__SOURCE EXCERPT__.
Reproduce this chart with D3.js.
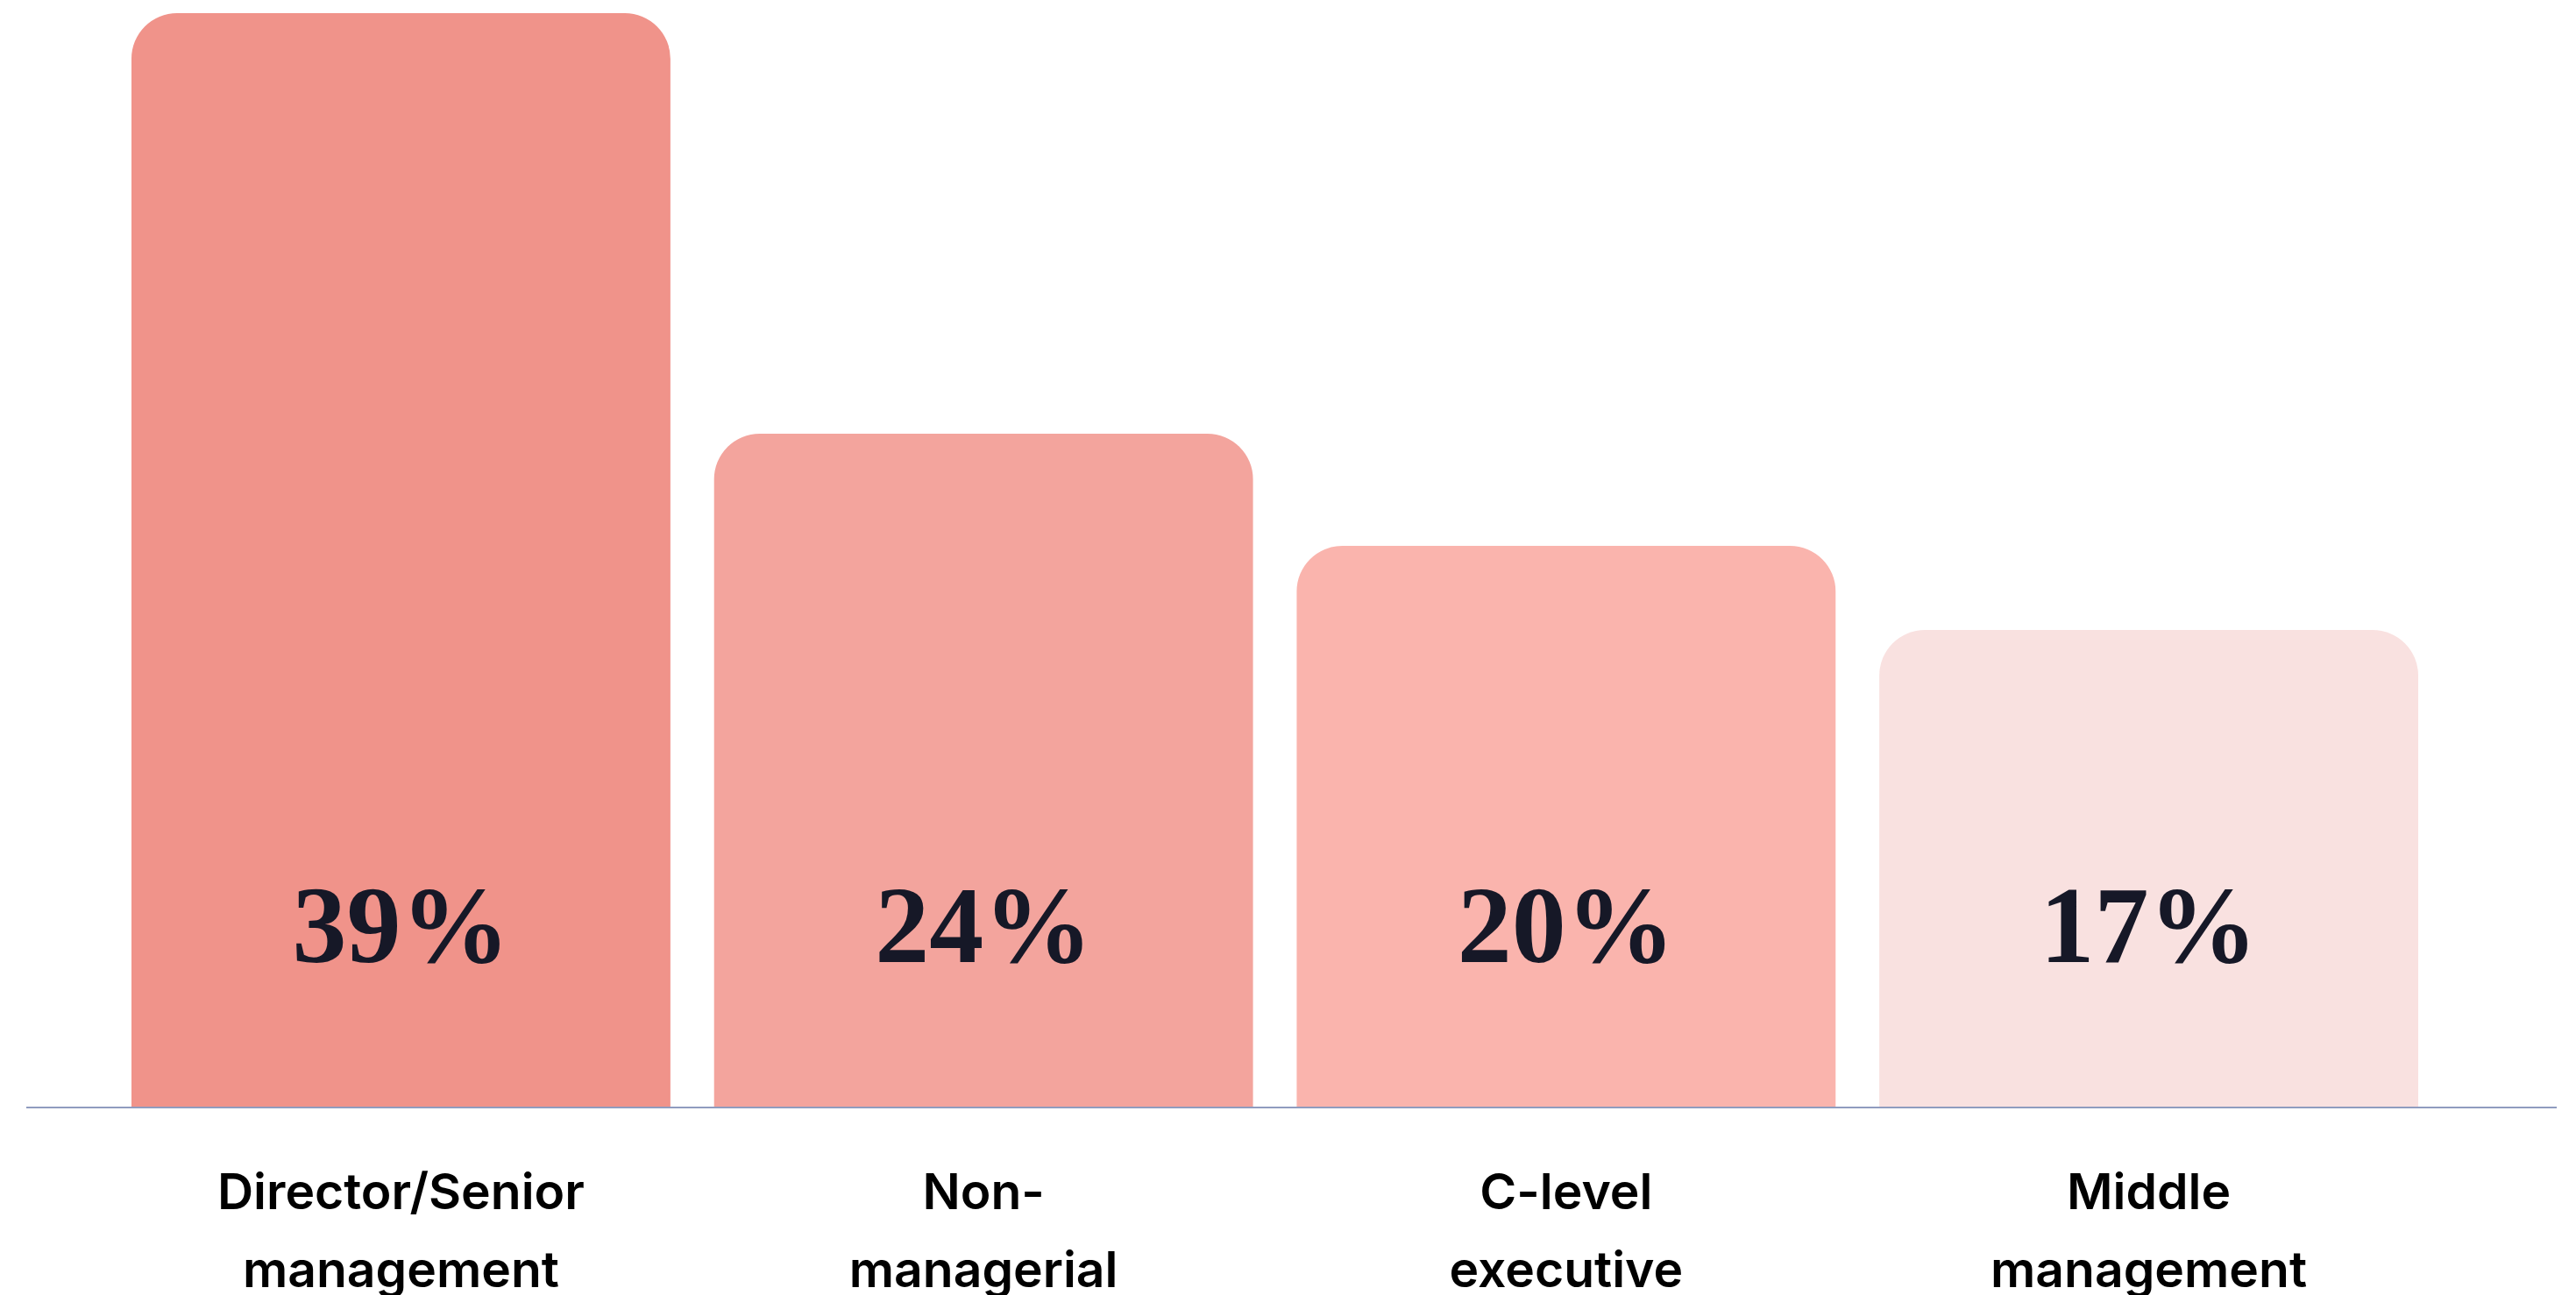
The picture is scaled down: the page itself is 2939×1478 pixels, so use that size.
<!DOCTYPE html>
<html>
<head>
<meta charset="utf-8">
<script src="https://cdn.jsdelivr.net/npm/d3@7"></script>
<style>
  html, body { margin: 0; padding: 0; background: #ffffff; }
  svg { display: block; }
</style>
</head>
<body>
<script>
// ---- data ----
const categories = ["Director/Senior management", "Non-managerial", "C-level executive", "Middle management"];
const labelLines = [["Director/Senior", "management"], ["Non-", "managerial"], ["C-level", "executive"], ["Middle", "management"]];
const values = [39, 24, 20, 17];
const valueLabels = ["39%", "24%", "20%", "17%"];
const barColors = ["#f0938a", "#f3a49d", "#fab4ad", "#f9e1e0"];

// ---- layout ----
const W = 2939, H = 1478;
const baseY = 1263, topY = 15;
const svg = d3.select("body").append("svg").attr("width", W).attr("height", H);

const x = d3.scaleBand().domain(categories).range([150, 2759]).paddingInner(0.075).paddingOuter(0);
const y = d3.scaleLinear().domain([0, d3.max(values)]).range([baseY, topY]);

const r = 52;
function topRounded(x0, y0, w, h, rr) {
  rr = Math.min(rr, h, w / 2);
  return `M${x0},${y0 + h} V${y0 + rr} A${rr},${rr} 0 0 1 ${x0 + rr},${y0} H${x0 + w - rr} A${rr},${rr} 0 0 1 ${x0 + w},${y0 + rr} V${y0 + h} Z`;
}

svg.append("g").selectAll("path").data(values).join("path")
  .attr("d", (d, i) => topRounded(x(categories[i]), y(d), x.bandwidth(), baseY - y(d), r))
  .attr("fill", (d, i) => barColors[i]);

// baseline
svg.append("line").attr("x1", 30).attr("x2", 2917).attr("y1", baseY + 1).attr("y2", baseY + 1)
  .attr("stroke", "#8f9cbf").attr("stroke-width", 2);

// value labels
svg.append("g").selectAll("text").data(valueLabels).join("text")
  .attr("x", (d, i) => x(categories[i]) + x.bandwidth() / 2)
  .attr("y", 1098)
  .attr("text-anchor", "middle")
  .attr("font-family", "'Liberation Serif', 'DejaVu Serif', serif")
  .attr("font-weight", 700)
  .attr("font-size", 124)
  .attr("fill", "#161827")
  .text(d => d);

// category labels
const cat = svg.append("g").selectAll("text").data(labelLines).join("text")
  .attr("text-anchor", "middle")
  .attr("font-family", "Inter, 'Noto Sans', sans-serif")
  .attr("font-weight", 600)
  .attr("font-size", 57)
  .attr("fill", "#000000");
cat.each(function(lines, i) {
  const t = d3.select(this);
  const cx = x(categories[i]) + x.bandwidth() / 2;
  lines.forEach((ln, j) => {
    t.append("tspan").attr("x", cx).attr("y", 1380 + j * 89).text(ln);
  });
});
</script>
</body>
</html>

__TASK BRIEF__.
Using the material above, copy every line in which the string "this" occurs.

__FINISHED TASK__.
Reproduce this chart with D3.js.
  const t = d3.select(this);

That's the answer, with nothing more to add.